Here is an incomplete list of fashion accessories I’m not hip enough to sport.

1) Tattoos
2) Piercings
3) Dew Rags
4) Ball Caps worn straight or turned at any angle
(I just read that guys who wear ball caps with the bill to the rear do so in order to more quickly perform blow jobs. Makes sense to me.)

5) Fucked up Hair style
6) Colored Hair

In reality you could take a chimpanzee and mutilate it with the above-mentioned accessories and it wouldn’t put a single thought in the monkey’s head. I suspect that the greater number of these items sported by an individual, the more he professes to stand out from the crowd, the less likely he is to have an original thought.

We are constantly told that we are a nation of rugged individualists. We tell each other to think different, step outside the box, and be true to ourselves. In a nation practically devoid of poetry almost everyone knows the Robert Frost line about taking the road less traveled.

I would suggest that when we finally do meet people who are truly individuals we are scared shitless. I know I am. When I come across the rare writer who challenges the way that I think I am often very disturbed. How dare this person introduce an idea that opposes my carefully constructed status quo. How dare this person present his idea in a manner so utterly convincing that my own arguments seem impotent. I hate it when I have to revise how I think simply because what I once thought was completely wrong. What an asshole!

Flattery will get you everywhere. If you can’t say something nice to someone then don’t say anything. This creed is most notably present in the self-help section of the bookstore.

For the purposes of “research” I stopped into the big chain bookstore next to my bank. I was too embarrassed to ask directions to the Chicken Soup for the Soul section but it is pretty big and easy to find.

Once I was in the wisdom-free zone of the self-help section I was bombarded with the answers to all of life’s mysteries. I started looking through the books at random. 100 Simple Secrets of Successful People by David Niven, Ph.D. (Is there any more pompous title than Ph.D.?) I immediately discounted as pure shit because he doesn’t even bother to define ‘success’ although he has 100 down-home homilies on how to get there. That’s like someone giving you directions to a place where you don’t want to go.
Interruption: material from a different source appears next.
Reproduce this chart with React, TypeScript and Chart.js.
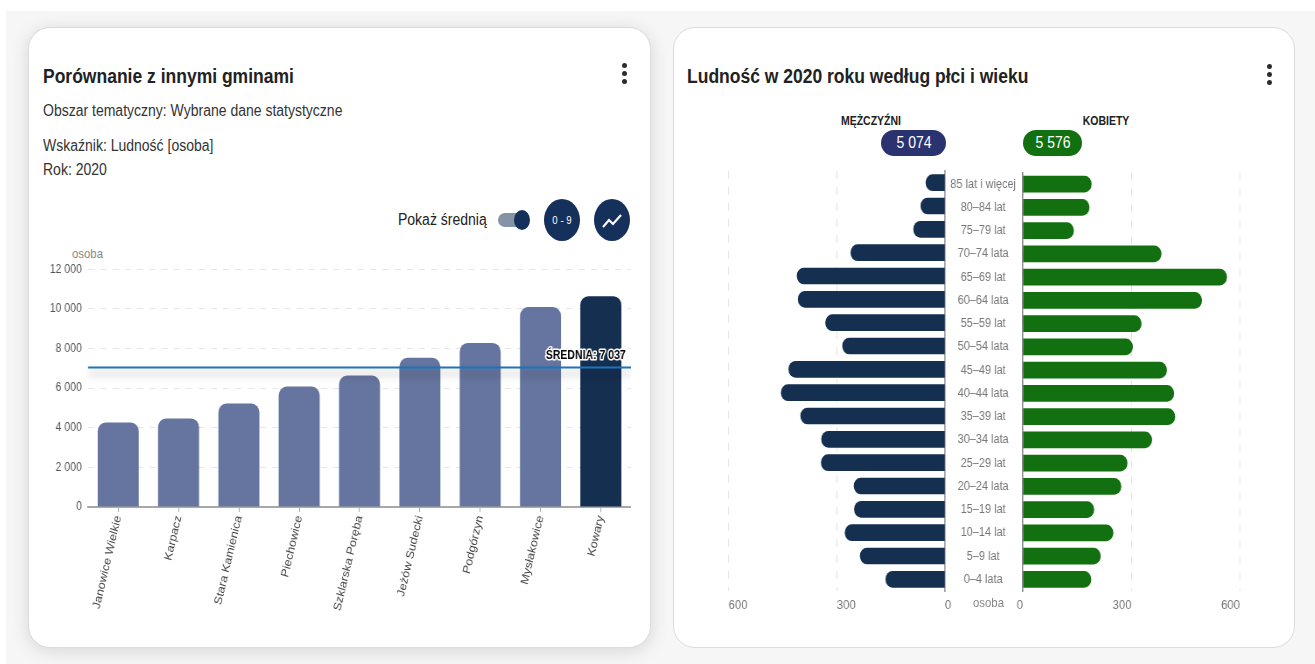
import React, { useEffect, useRef } from "react";
import { Chart, registerables } from "chart.js";

Chart.register(...registerables);

const gminy = ["Janowice Wielkie", "Karpacz", "Stara Kamienica", "Piechowice", "Szklarska Poręba", "Jeżów Sudecki", "Podgórzyn", "Mysłakowice", "Kowary"];
const ludnosc = [4270, 4470, 5220, 6075, 6630, 7530, 8280, 10090, 10640];
const srednia = 7037;
const wiek = ["85 lat i więcej", "80–84 lat", "75–79 lat", "70–74 lata", "65–69 lat", "60–64 lata", "55–59 lat", "50–54 lata", "45–49 lat", "40–44 lata", "35–39 lat", "30–34 lata", "25–29 lat", "20–24 lata", "15–19 lat", "10–14 lat", "5–9 lat", "0–4 lata"];
const mezczyzni = [53, 67, 87, 261, 410, 407, 331, 284, 433, 454, 400, 342, 343, 252, 251, 277, 235, 164];
const kobiety = [189, 183, 140, 382, 563, 494, 327, 303, 397, 417, 420, 356, 288, 271, 196, 249, 214, 188];
const sumaM = "5 074";
const sumaK = "5 576";

// The reference is horizontally squeezed: everything is laid out wider and compressed by K.
const K = 0.875;
const SANS = '"Liberation Sans", Arial, sans-serif';
const fmt = (v: number) => String(v).replace(/\B(?=(\d{3})+$)/g, " ");

function useChart(make: (c: HTMLCanvasElement) => Chart) {
  const ref = useRef<HTMLCanvasElement>(null);
  useEffect(() => {
    const chart = make(ref.current!);
    return () => chart.destroy();
  }, []);
  return ref;
}

const avgPlugin = {
  id: "avgLine",
  afterDatasetsDraw(chart: any) {
    const { ctx, chartArea, scales } = chart;
    const y = scales.y.getPixelForValue(srednia);
    ctx.save();
    ctx.shadowColor = "rgba(0,0,0,0.35)";
    ctx.shadowBlur = 9;
    ctx.shadowOffsetY = 6;
    ctx.strokeStyle = "#1b75bb";
    ctx.lineWidth = 2;
    ctx.beginPath();
    ctx.moveTo(chartArea.left, y);
    ctx.lineTo(chartArea.right, y);
    ctx.stroke();
    ctx.restore();
    ctx.save();
    ctx.font = `bold 12px ${SANS}`;
    ctx.textAlign = "right";
    ctx.textBaseline = "middle";
    ctx.lineJoin = "round";
    ctx.lineWidth = 3;
    ctx.strokeStyle = "#fff";
    const label = `ŚREDNIA: ${fmt(srednia)}`;
    ctx.strokeText(label, chartArea.right - 6, y - 12);
    ctx.fillStyle = "#000";
    ctx.fillText(label, chartArea.right - 6, y - 12);
    ctx.restore();
  },
};

function makeCompare(c: HTMLCanvasElement) {
  return new Chart(c, {
    type: "bar",
    data: {
      labels: gminy,
      datasets: [{
        data: ludnosc,
        backgroundColor: gminy.map((_, i) => (i === gminy.length - 1 ? "#152f50" : "#66759f")),
        borderRadius: 9,
        categoryPercentage: 0.68,
        barPercentage: 1,
      }],
    },
    options: {
      responsive: false,
      animation: false,
      devicePixelRatio: 1,
      layout: { padding: { top: 13 } },
      plugins: { legend: { display: false }, tooltip: { enabled: false } },
      scales: {
        x: {
          afterFit: (s: any) => { s.height = 133; },
          border: { color: "#a8a8a8", width: 2 },
          grid: { offset: false, drawOnChartArea: false, drawTicks: true, tickLength: 5, color: "#a8a8a8" },
          ticks: { minRotation: 75, maxRotation: 75, autoSkip: false, padding: 2, color: "#444", font: { family: SANS, size: 12.5 } },
        },
        y: {
          min: 0,
          max: 12000,
          afterFit: (s: any) => { s.width = 48 / K; },
          border: { display: false, dash: [7, 7] },
          grid: { color: "#e6e6e6", drawTicks: false },
          ticks: { stepSize: 2000, padding: 7, color: "#555", font: { family: SANS, size: 12 }, callback: (v: any) => fmt(Number(v)) },
        },
      },
    } as any,
    plugins: [avgPlugin],
  });
}

function pyramid(c: HTMLCanvasElement, values: number[], color: string, left: boolean) {
  return new Chart(c, {
    type: "bar",
    data: {
      labels: wiek,
      datasets: [{ data: values, backgroundColor: color, borderRadius: 8, barThickness: 16 }],
    },
    options: {
      indexAxis: "y",
      responsive: false,
      animation: false,
      devicePixelRatio: 1,
      layout: { padding: left ? { top: 6, left: 8.5 / K, right: 15 / K } : { top: 6, right: 10 / K } },
      plugins: { legend: { display: false }, tooltip: { enabled: false } },
      scales: {
        x: {
          min: 0,
          max: 600,
          reverse: left,
          afterFit: (s: any) => { s.height = 34; },
          border: { display: false, dash: [8, 8] },
          grid: { color: "#e2e2e2", drawTicks: false },
          ticks: { stepSize: 300, padding: 7, align: left ? "start" : "end", color: "#777", font: { family: SANS, size: 13 } },
        },
        y: {
          position: left ? "right" : "left",
          afterFit: (s: any) => { s.width = left ? 0 : 78 / K; },
          border: { color: "#8a8a8a", width: 1.5 },
          grid: { display: false },
          ticks: left
            ? { display: false }
            : { crossAlign: "center", padding: 0, autoSkip: false, color: "#777", font: { family: SANS, size: 12.5 } },
        },
      },
    } as any,
  });
}

const T = ({ x, cy, size, color = "#333", bold, align = "left", children }: any) => (
  <div style={{
    position: "absolute",
    left: align === "center" ? x - 100 : x,
    width: align === "center" ? 200 : undefined,
    textAlign: align,
    top: cy - 12,
    lineHeight: "24px",
    fontSize: size,
    fontWeight: bold ? 700 : 400,
    fontFamily: SANS,
    color,
    whiteSpace: "nowrap",
    transform: `scaleX(${K})`,
    transformOrigin: align === "center" ? "center" : "left",
  }}>{children}</div>
);

const Kebab = ({ x, y }: any) => (
  <>
    {[0, 8, 16].map((d) => (
      <div key={d} style={{ position: "absolute", left: x - 2.5, top: y + d - 2.5, width: 5, height: 5, borderRadius: "50%", background: "#2b2b2b" }} />
    ))}
  </>
);

const box = (l: number, t: number, w: number, h: number, extra: any = {}) => ({
  position: "absolute" as const, left: l, top: t, width: w, height: h, boxSizing: "border-box" as const, ...extra,
});

export default function App() {
  const a = useChart(makeCompare);
  const b = useChart((c) => pyramid(c, mezczyzni, "#152f50", true));
  const d = useChart((c) => pyramid(c, kobiety, "#127010", false));
  const leftCard = { background: "#fff", border: "1px solid #dcdcdc", borderRadius: 22, boxShadow: "0 3px 18px rgba(0,0,0,0.13)" };
  const rightCard = { background: "#fff", border: "1px solid #dcdcdc", borderRadius: 22 };
  return (
    <div style={{ position: "relative", width: 1315, height: 664, overflow: "hidden", background: "#fff" }}>
      <style>{`body{margin:0}`}</style>
      <div style={box(6, 11, 1309, 653, { background: "#f6f6f6", overflow: "hidden" })}>
        <div style={box(22, 16, 623, 621, leftCard)} />
        <div style={box(667, 16, 622, 621, rightCard)} />
      </div>

      <T x={43} cy={76} size={20} bold color="#222">Porównanie z innymi gminami</T>
      <T x={43} cy={111} size={16} color="#333">Obszar tematyczny: Wybrane dane statystyczne</T>
      <T x={43} cy={146} size={16} color="#333">Wskaźnik: Ludność [osoba]</T>
      <T x={43} cy={170} size={16} color="#333">Rok: 2020</T>
      <Kebab x={624.5} y={65} />

      <T x={398} cy={220} size={16} color="#222">Pokaż średnią</T>
      <div style={box(498, 213, 26, 14, { borderRadius: 7, background: "#8593a6" })} />
      <div style={box(514, 210, 16, 20, { borderRadius: "50%", background: "#15305a" })} />
      <div style={box(544, 199, 36, 42, { borderRadius: "50%", background: "#15305a" })} />
      <T x={562} cy={220} size={11} color="#fff" align="center">0 - 9</T>
      <div style={box(594, 199, 36, 42, { borderRadius: "50%", background: "#15305a" })}>
        <svg width="36" height="42" viewBox="0 0 36 42">
          <polyline points="9,28 15,21 19,25 27,16" fill="none" stroke="#fff" strokeWidth="2.2" />
        </svg>
      </div>

      <T x={72} cy={254} size={13} color="#888">osoba</T>
      <canvas ref={a} width={675} height={385} style={box(40, 255, 591, 385, { display: "block" })} />

      <T x={687} cy={76} size={20} bold color="#222">Ludność w 2020 roku według płci i wieku</T>
      <Kebab x={1269} y={66} />
      <T x={871} cy={121} size={12} bold color="#222" align="center">MĘŻCZYŹNI</T>
      <T x={1106} cy={121} size={12} bold color="#222" align="center">KOBIETY</T>
      <div style={box(881, 130, 65, 26, { borderRadius: 13, background: "#2a3270" })} />
      <T x={913.5} cy={143} size={16} color="#fff" align="center">{sumaM}</T>
      <div style={box(1023, 130, 59, 26, { borderRadius: 13, background: "#127010" })} />
      <T x={1052.5} cy={143} size={16} color="#fff" align="center">{sumaK}</T>

      <canvas ref={b} width={274} height={460} style={box(720, 165, 240, 460, { display: "block" })} />
      <canvas ref={d} width={349} height={460} style={box(945, 165, 305, 460, { display: "block" })} />
      <T x={973} cy={603} size={13} color="#888">osoba</T>
    </div>
  );
}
Most of the books that I looked through were full of life-affirming stories that will warm your heart and rejuvenate your soul. I just wrote that sentence and I don’t have the slightest fucking idea what it means. This entire section seems like complete crap to me, the publishing equivalent of a hat on your head backwards or a tattoo--everybody reads them so they must be cool.

You could read every single book on the self-help shelf and you’d be a lot like that monkey that just spent the day getting tattoos and body piercings. You may find that you speak the language of sociologists but I doubt that you will gain a shred of wisdom from such puerile doggerel as Stand Up for Your Life by Cheryl Richardson or by shelling out $24 for a book written by a columnist in Oprah magazine.

I prefer to stay inside the box. I’ll stay in the traditional sections of the bookstore: literature, history, philosophy, et cetera. I figure that the self-help books are like fad diets: if they had any merit there wouldn’t be so many of them. They all claim to have answers to issues in life that have never really asked a question.